The cross product is a vector operation that results in a new vector orthogonal to the two input vectors. It has applications in determining angles and orientations between vectors. When dealing with curvature, we compute the cross product of the first and second derivatives of a vector function.
For this function:

• The first derivative, \( \mathbf{r}'(t) \), is \( \sqrt{2} e^{t} \mathbf{i} - \sqrt{2} e^{-t} \mathbf{j} + 2 \mathbf{k} \).
• The second derivative, \( \mathbf{r}''(t) \), is \( \sqrt{2} e^{t} \mathbf{i} + \sqrt{2} e^{-t} \mathbf{j} \).

The cross product \( \mathbf{r}'(t) \times \mathbf{r}''(t) \) gives a vector that indicates how the curve is bending or twisting at any point in time. Calculating it involves evaluating the determinant:\[\mathbf{r}'(t) \times \mathbf{r}''(t) = 2 \sqrt{2} e^{-t} \mathbf{i} + 2 \sqrt{2} e^{t} \mathbf{j} - 2 \sqrt{2} e^{t} \mathbf{k}. \]

The magnitude of a vector represents its length or size. For a vector in three-dimensional space, its magnitude is calculated using the Pythagorean theorem in three dimensions. The magnitude of the cross product \( \mathbf{r}'(t) \times \mathbf{r}''(t) \) tells us how hard the curve bends.
For this curve, we evaluate the magnitude as:\[|\mathbf{r}'(t) \times \mathbf{r}''(t)| = \sqrt{(2 \sqrt{2} e^{-t})^2 + (2 \sqrt{2} e^{t})^2 + (-2 \sqrt{2} e^{t})^2}.\]The calculation simplifies to:\[\sqrt{8 e^{-2t} + 16 e^{2t}}. \]Similarly, finding the magnitude of \( \mathbf{r}'(t) \) is crucial because it provides the length of the tangent vector:\[|\mathbf{r}'(t)| = \sqrt{2 e^{2t} + 2 e^{-2t} + 4}. \]These magnitudes are used directly in the curvature formula.

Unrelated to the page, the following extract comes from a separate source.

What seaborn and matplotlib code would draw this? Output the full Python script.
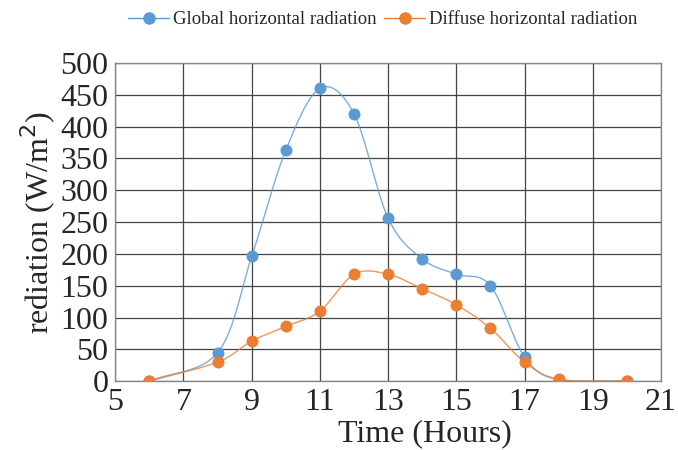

Curvature is a measure of how quickly a curve deviates from being a straight line. The formula for curvature \( \kappa \) is:\[\kappa = \frac{|\mathbf{r}'(t) \times \mathbf{r}''(t)|}{|\mathbf{r}'(t)|^3}. \]This ratio compares the tendency of the curve to bend versus the tendency to maintain a straight path. To calculate \( \kappa \) for the given vector function, we use:

• The magnitude of the cross product \(|\mathbf{r}'(t) \times \mathbf{r}''(t)| = \sqrt{8 e^{-2t} + 16 e^{2t}}\).
• The cube of the magnitude of the first derivative \(|\mathbf{r}'(t)|^3 = (\sqrt{2 e^{2t} + 2 e^{-2t} + 4})^3\).

By placing these into the formula, we find:\[\kappa = \frac{\sqrt{8 e^{-2t} + 16 e^{2t}}}{(\sqrt{2 e^{2t} + 2 e^{-2t} + 4})^3}. \]This expression describes how the curve bends at each point, providing insight into its geometric properties.